All the information that we have to this point tells us that people who are dying are unvaccinated Americans. And what`s going to end up happening is, the Republicans, many of whom, by the way, who are talking are actually vaccinated, are leading their own people to slaughter.

And there`s going to be a lot of people lying on their hospital beds, on their ventilators, on their deathbed thinking to themselves, I can`t believe I fell for that, because it`s very clear that, after 600,000 Americans, and the body count continuing to climb, dead from COVID, the Republican Party`s just doesn`t care about your life.

All they care about is their craven attempt to try to politicize health, medicine, safety, facts and truth to try to acquire power. And it`s going to result in unfathomable death and disaster. And I just -- I can`t believe that anybody is willing to let them get away with this at this point, because it`s just destroying the rest of the country for all of us.

MENENDEZ: Yes.

Donna, and, at some point, you have to wonder if there is going to be a swing back. Already, we saw Trump`s preferred candidate in a special House election in Texas lost; 17 Republicans bucked his call to block an infrastructure deal.

Is it going to take losses like that to have Republicans start to break themselves from the chains of Donald Trump?

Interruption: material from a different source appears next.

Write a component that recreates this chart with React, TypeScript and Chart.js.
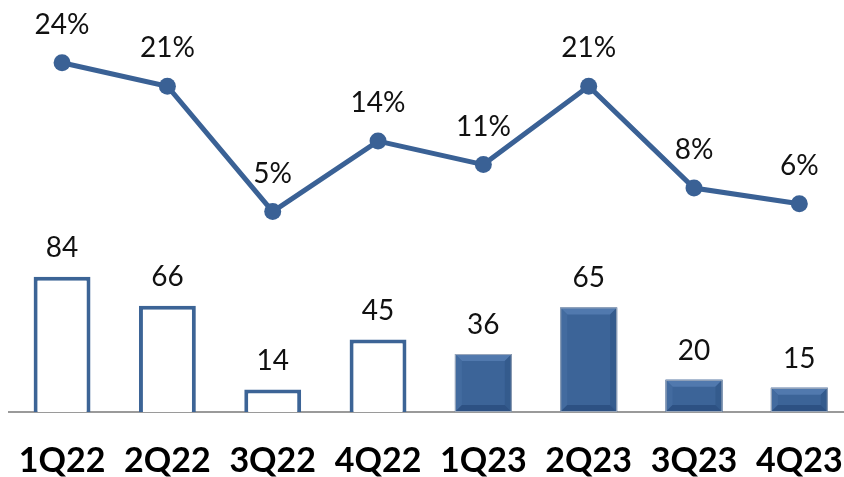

EDWARDS: Perhaps. It`s actually hard to know what causes Republicans to really cut that cord.

But what I will say is that I think, as long as Democrats, like, stay the course -- President Biden even yesterday in his remarks announcing these new restrictions is saying, I`m going to stay the course, I`m going to follow the science.

I think that is going to pay off for Democrats at the polls. And Republicans may realize too late that they have put their eggs in Donald Trump`s basket, and all they`re going to have is a bunch of broken eggs.

[19:55:05]

MENENDEZ: Yes, I mean, Kurt, I have about 60 seconds left.

I think about this in the context of yesterday, the House Freedom Caucus and members demanding that Representatives Kinzinger and Cheney be removed from the Republican Conference.

I mean, at some point, does the chaos that they are sowing with an eye towards 2022 actually come back to bite them?

BARDELLA: Yes, it will.

They are spending more time playing character cops within their own conference than they are putting forward an agenda and vision that will actually better the lives of American people.

And, at the end of the day, in November of 2022, which is a long time from now, what the people are going to be caring about is what`s going on in their life. And they`re going to remember who was there telling them the truth and who was lying to them about their own health care, their own well-being, their own family`s safety and security.

The Republican Party is setting themselves up for a massive loss in 2022 if they keep going down this extreme conspiratorial way.

MENENDEZ: Kurt, you took my 30-warning seriously, and I appreciate that.

Donna Edwards, Kurt Bardella, thank you both so much.

We will be right back.

(COMMERCIAL BREAK)

MENENDEZ: And that is tonight`s REIDOUT.

I will see you again tomorrow and then Sunday night 6:00 p.m. Eastern for more "AMERICAN VOICES." I`m going to be joined by former Olympic gymnast Bridget Sloan to discuss the latest on the USA gymnastics team in Tokyo and Simone Biles` decision to withdraw from the competition.

"ALL IN WITH CHRIS HAYES" starts now.